In a separate report, the Eurozone Sentix investor confidence fell to a one-and-half year low on Brexit concerns. The investor confidence was weaker in July, falling to 1.7 compared to 9.9 in June, marking the fastest pace of declines since January of 2015. The Sentix investor confidence survey was conducted after the Brexit referendum verdict was delivered. In Germany, expectations index fell to 2.7 in July, compared to 7.9 in June.

UK Construction PMI in June falls to a 7-year low

Construction output in the UK slipped to a 7-year low, according to data published by Markit/CIPS on Monday. Falling to the lowest level since December 2012, UK’s construction Purchasing Manager’s Index fell to 46.0 posting a sharp contraction. The decline in the PMI was the first since April 2013. CIPS/Markit said that the loss of growth momentum was seen across the sector. The residential building construction was at its worst level in over three years, falling at the fastest pace since December 2012. New orders also fell during the month.

Tim Moore, a senior economist at Markit, cautioned that the speed of the downturn was a clear warning for the post-Brexit outlook. He said, “Widespread delays to investment decisions and housing market jitters saw the UK construction sector experience its worst month for seven years in June. Construction firms are at the sharp end of domestic economic uncertainty and jolts to investor sentiment, so trading conditions were always going to be challenging in the run-up to the EU referendum.”

The PMI survey results were however conflicting. Last week, the UK’s manufacturing PMI for June jumped to a 5 month high.

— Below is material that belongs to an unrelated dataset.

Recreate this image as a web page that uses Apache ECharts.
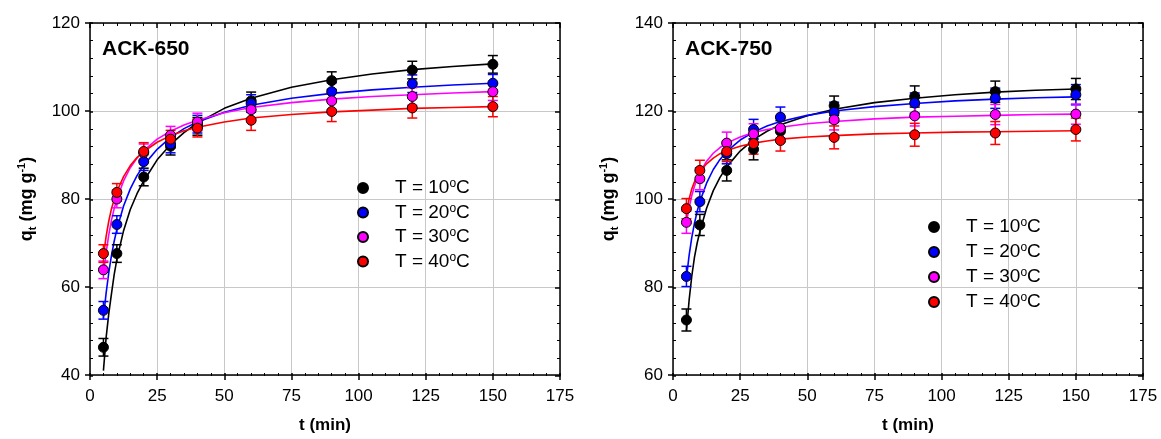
<!DOCTYPE html>
<html>
<head>
<meta charset="utf-8">
<script src="https://cdn.jsdelivr.net/npm/echarts@6/dist/echarts.min.js"></script>
<style>
html,body{margin:0;padding:0;background:#fff;}
#chart{width:1161px;height:439px;}
</style>
</head>
<body>
<div id="chart"></div>
<script>
// ---------- DATA ----------
const temps = ['10', '20', '30', '40'];
const panelTitles = ['ACK-650', 'ACK-750'];
const xTicks = [0, 25, 50, 75, 100, 125, 150, 175];
const yTicks650 = [40, 60, 80, 100, 120];
const yTicks750 = [60, 80, 100, 120, 140];

// experimental time points (min)
const tData = [5, 10, 20, 30, 40, 60, 90, 120, 150];

// ACK-650 measured q_t (mg/g)
const q650_10 = [46.3, 67.6, 85.0, 92.0, 96.5, 102.3, 106.9, 109.3, 110.6];
const q650_20 = [54.7, 74.2, 88.5, 92.5, 97.0, 101.7, 104.4, 106.2, 106.3];
const q650_30 = [63.9, 80.0, 90.5, 94.5, 97.5, 100.3, 102.3, 103.3, 104.4];
const q650_40 = [67.6, 81.5, 90.8, 93.6, 96.1, 97.9, 99.9, 100.7, 101.0];
// ACK-650 error (±)
const e650_10 = [2.0, 2.0, 2.0, 2.0, 2.0, 2.0, 2.0, 2.0, 2.0];
const e650_20 = [2.0, 2.0, 2.0, 2.0, 2.0, 2.0, 2.0, 2.0, 2.0];
const e650_30 = [2.0, 2.0, 2.0, 2.0, 2.0, 2.0, 2.0, 2.0, 2.0];
const e650_40 = [2.0, 2.0, 2.0, 2.0, 2.0, 2.3, 2.3, 2.3, 2.3];

// ACK-750 measured q_t (mg/g)
const q750_10 = [72.5, 94.1, 106.5, 111.3, 115.4, 121.2, 123.3, 124.4, 125.0];
const q750_20 = [82.4, 99.4, 110.3, 115.8, 118.6, 119.7, 121.8, 122.9, 123.7];
const q750_30 = [94.7, 104.6, 112.7, 114.8, 116.1, 118.0, 118.9, 119.2, 119.3];
const q750_40 = [97.8, 106.5, 110.8, 112.6, 113.3, 114.0, 114.6, 115.0, 115.8];
// ACK-750 error (±)
const e750_10 = [2.5, 2.4, 2.4, 2.4, 2.4, 2.2, 2.4, 2.4, 2.4];
const e750_20 = [2.3, 2.3, 2.3, 2.3, 2.3, 2.3, 2.3, 2.3, 2.3];
const e750_30 = [2.5, 2.5, 2.5, 2.3, 2.3, 2.3, 2.3, 2.3, 2.3];
const e750_40 = [2.3, 2.3, 2.3, 2.4, 2.4, 2.6, 2.6, 2.6, 2.6];

// fitted curves
const tFit = [5, 6, 7, 8, 9, 10, 12.5, 15, 17.5, 20, 25, 30, 35, 40, 50, 60, 75, 90, 105, 120, 135, 150];
const fit650_10 = [41.0, 48.5, 54.0, 58.5, 62.8, 66.3, 72.8, 77.6, 81.2, 84.1, 88.9, 92.4, 95.1, 97.3, 100.6, 102.9, 105.4, 107.1, 108.4, 109.4, 110.1, 110.7];
const fit650_20 = [53.0, 58.6, 63.3, 67.2, 70.4, 73.1, 78.4, 82.3, 85.3, 87.7, 91.3, 94.0, 96.0, 97.5, 99.7, 101.3, 102.9, 104.0, 104.8, 105.4, 105.9, 106.3];
const fit650_30 = [63.0, 67.8, 71.9, 75.2, 77.8, 80.0, 84.1, 87.1, 89.3, 91.0, 93.6, 95.4, 96.8, 97.9, 99.6, 100.8, 101.9, 102.7, 103.3, 103.7, 104.1, 104.4];
const fit650_40 = [67.0, 71.5, 75.0, 77.8, 79.9, 81.7, 85.1, 87.6, 89.4, 90.8, 92.9, 94.4, 95.5, 96.3, 97.5, 98.4, 99.2, 99.8, 100.2, 100.6, 100.8, 101.0];
const fit750_10 = [70.0, 77.0, 82.5, 86.8, 90.0, 92.6, 97.9, 101.9, 104.9, 107.3, 110.9, 113.5, 115.4, 116.9, 118.9, 120.4, 121.9, 122.9, 123.7, 124.3, 124.7, 125.0];
const fit750_20 = [82.0, 87.2, 91.3, 94.5, 97.2, 99.4, 103.6, 106.7, 109.0, 110.8, 113.4, 115.2, 116.6, 117.6, 119.0, 120.0, 121.0, 121.7, 122.3, 122.7, 123.0, 123.2];
const fit750_30 = [94.7, 98.0, 100.8, 102.9, 104.6, 106.0, 108.6, 110.4, 111.7, 112.7, 114.1, 115.1, 115.8, 116.3, 117.1, 117.6, 118.2, 118.6, 118.8, 119.0, 119.2, 119.3];
const fit750_40 = [97.0, 100.0, 102.3, 103.9, 105.2, 106.2, 108.0, 109.3, 110.3, 111.0, 112.0, 112.7, 113.2, 113.6, 114.1, 114.4, 114.8, 115.0, 115.2, 115.3, 115.4, 115.5];

// ---------- STYLE ----------
const colors = ['#000000', '#0000ff', '#ff00ff', '#ff0000'];
const FONT = '"Liberation Sans", Arial, sans-serif';

const panels = [
  { q: [q650_10, q650_20, q650_30, q650_40], e: [e650_10, e650_20, e650_30, e650_40],
    fit: [fit650_10, fit650_20, fit650_30, fit650_40], yTicks: yTicks650,
    left: 90, legendLeft: 357, legendTop: 178, legendGap: 5, yNameGap: 52 },
  { q: [q750_10, q750_20, q750_30, q750_40], e: [e750_10, e750_20, e750_30, e750_40],
    fit: [fit750_10, fit750_20, fit750_30, fit750_40], yTicks: yTicks750,
    left: 673, legendLeft: 928, legendTop: 217, legendGap: 5.5, yNameGap: 53 }
];

const GT = 23, GW = 470, GH = 353;
const grids = [], xAxes = [], yAxes = [], series = [], titles = [], legends = [];

function zip(a, b) { return a.map((v, i) => [v, b[i]]); }

function renderErr(params, api) {
  const t = api.value(0), q = api.value(1), e = api.value(2);
  const lo = api.coord([t, q - e]);
  const hi = api.coord([t, q + e]);
  const hw = 5;
  const style = { stroke: api.visual('color'), lineWidth: 1.5, fill: null };
  return {
    type: 'group',
    children: [
      { type: 'line', shape: { x1: lo[0], y1: lo[1], x2: hi[0], y2: hi[1] }, style },
      { type: 'line', shape: { x1: lo[0] - hw, y1: lo[1], x2: lo[0] + hw, y2: lo[1] }, style },
      { type: 'line', shape: { x1: hi[0] - hw, y1: hi[1], x2: hi[0] + hw, y2: hi[1] }, style }
    ]
  };
}

const yName = '{b|q}{sub|t}{b| (mg g}{sup|-1}{b|)}';
const nameRich = {
  b: { fontFamily: FONT, fontWeight: 'bold', fontSize: 18, color: '#000', lineHeight: 22 },
  sub: { fontFamily: FONT, fontWeight: 'bold', fontSize: 11, color: '#000', verticalAlign: 'bottom', lineHeight: 11 },
  sup: { fontFamily: FONT, fontWeight: 'bold', fontSize: 11, color: '#000', verticalAlign: 'top', lineHeight: 11 }
};

panels.forEach((p, pi) => {
  const gMain = grids.length;
  grids.push({ left: p.left, top: GT, width: GW, height: GH });
  grids.push({ left: p.left, top: GT, width: GW, height: GH });
  const gOver = gMain + 1;
  const yMin = p.yTicks[0], yMax = p.yTicks[p.yTicks.length - 1];
  const yInt = p.yTicks[1] - p.yTicks[0];
  const xInt = xTicks[1] - xTicks[0];

  const xMainIdx = xAxes.length;
  xAxes.push({
    type: 'value', gridIndex: gMain, position: 'bottom',
    min: xTicks[0], max: xTicks[xTicks.length - 1], interval: xInt,
    axisLine: { show: true, onZero: false, lineStyle: { color: '#000', width: 1.5 } },
    axisTick: { show: true, inside: false, length: 5, lineStyle: { color: '#000', width: 1.5 } },
    minorTick: { show: false },
    axisLabel: { show: true, fontFamily: FONT, fontSize: 17, color: '#000', margin: 13 },
    splitLine: { show: true, lineStyle: { color: '#c8c8c8', width: 1 } },
    name: 't (min)', nameLocation: 'middle', nameGap: 42,
    nameTextStyle: { fontFamily: FONT, fontWeight: 'bold', fontSize: 17, color: '#000' }
  });
  xAxes.push({
    type: 'value', gridIndex: gOver, position: 'bottom',
    min: xTicks[0], max: xTicks[xTicks.length - 1], interval: xInt,
    axisLine: { show: false, onZero: false },
    axisTick: { show: true, inside: true, length: 3, lineStyle: { color: '#000', width: 1.5 } },
    minorTick: { show: true, splitNumber: 5, length: 3, lineStyle: { color: '#000', width: 1 } },
    axisLabel: { show: false }, splitLine: { show: false }
  });
  xAxes.push({
    type: 'value', gridIndex: gOver, position: 'top',
    min: xTicks[0], max: xTicks[xTicks.length - 1], interval: xInt,
    axisLine: { show: true, onZero: false, lineStyle: { color: '#000', width: 1.5 } },
    axisTick: { show: true, inside: true, length: 5, lineStyle: { color: '#000', width: 1.5 } },
    minorTick: { show: true, splitNumber: 5, length: 3, lineStyle: { color: '#000', width: 1 } },
    axisLabel: { show: false }, splitLine: { show: false }
  });

  const yMainIdx = yAxes.length;
  yAxes.push({
    type: 'value', gridIndex: gMain, position: 'left',
    min: yMin, max: yMax, interval: yInt,
    axisLine: { show: true, onZero: false, lineStyle: { color: '#000', width: 1.5 } },
    axisTick: { show: true, inside: false, length: 5, lineStyle: { color: '#000', width: 1.5 } },
    minorTick: { show: false },
    axisLabel: { show: true, fontFamily: FONT, fontSize: 17, color: '#000', margin: 10 },
    splitLine: { show: true, lineStyle: { color: '#c8c8c8', width: 1 } },
    name: yName, nameLocation: 'middle', nameGap: p.yNameGap, nameRotate: 90,
    nameTextStyle: { fontFamily: FONT, fontWeight: 'bold', fontSize: 18, color: '#000', rich: nameRich }
  });
  yAxes.push({
    type: 'value', gridIndex: gOver, position: 'left',
    min: yMin, max: yMax, interval: yInt,
    axisLine: { show: false, onZero: false },
    axisTick: { show: true, inside: true, length: 3, lineStyle: { color: '#000', width: 1.5 } },
    minorTick: { show: true, splitNumber: 5, length: 3, lineStyle: { color: '#000', width: 1 } },
    axisLabel: { show: false }, splitLine: { show: false }
  });
  yAxes.push({
    type: 'value', gridIndex: gOver, position: 'right',
    min: yMin, max: yMax, interval: yInt,
    axisLine: { show: true, onZero: false, lineStyle: { color: '#000', width: 1.5 } },
    axisTick: { show: true, inside: true, length: 5, lineStyle: { color: '#000', width: 1.5 } },
    minorTick: { show: true, splitNumber: 5, length: 3, lineStyle: { color: '#000', width: 1 } },
    axisLabel: { show: false }, splitLine: { show: false }
  });

  temps.forEach((tp, k) => {
    series.push({
      name: 'fit' + pi + '_' + tp, type: 'line', xAxisIndex: xMainIdx, yAxisIndex: yMainIdx,
      data: zip(tFit, p.fit[k]), showSymbol: false, smooth: false,
      lineStyle: { color: colors[k], width: 1.6, join: 'round' }, itemStyle: { color: colors[k] },
      silent: true, z: 3, clip: true
    });
  });
  temps.forEach((tp, k) => {
    series.push({
      name: 'err' + pi + '_' + tp, type: 'custom', xAxisIndex: xMainIdx, yAxisIndex: yMainIdx,
      renderItem: renderErr, encode: { x: 0, y: 1 },
      data: tData.map((t, i) => [t, p.q[k][i], p.e[k][i]]),
      itemStyle: { color: colors[k] }, silent: true, z: 4
    });
    series.push({
      name: tp, type: 'scatter', xAxisIndex: xMainIdx, yAxisIndex: yMainIdx,
      data: zip(tData, p.q[k]), symbol: 'circle', symbolSize: 10,
      itemStyle: { color: colors[k], borderColor: '#000', borderWidth: 1, opacity: 1 },
      silent: true, z: 5
    });
  });

  titles.push({
    text: panelTitles[pi], left: p.left + 12, top: 39, padding: 0,
    textStyle: { fontFamily: FONT, fontSize: 21, fontWeight: 'bold', color: '#000' }
  });

  legends.push({
    data: temps.map(t => ({ name: t, icon: 'circle' })),
    orient: 'vertical', left: p.legendLeft, top: p.legendTop, padding: 0,
    itemWidth: 10, itemHeight: 10, itemGap: p.legendGap, selectedMode: false,
    formatter: n => '{n|T = ' + n + '}{s|o}{n|C}',
    textStyle: {
      fontFamily: FONT, fontSize: 19, color: '#000', padding: [0, 0, 0, 22],
      rich: {
        n: { fontFamily: FONT, fontSize: 19, color: '#000', lineHeight: 20 },
        s: { fontFamily: FONT, fontSize: 12, color: '#000', verticalAlign: 'top', lineHeight: 10 }
      }
    }
  });
});

const chart = echarts.init(document.getElementById('chart'), null, { renderer: 'canvas' });
chart.setOption({
  animation: false,
  backgroundColor: '#fff',
  title: titles,
  legend: legends,
  grid: grids,
  xAxis: xAxes,
  yAxis: yAxes,
  series: series
});
</script>
</body>
</html>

Howard Archer, chief European and U.K. economist at IHS Economics, said the slowing in the UK construction sector was dire and that it “fuels serious concern.” On the outlook for the construction sector, Archer said, “The survey can only intensify concern as to just how much the construction sector will be hampered by the Brexit vote.” Sterling and U.K. construction and property stocks fall after the data.”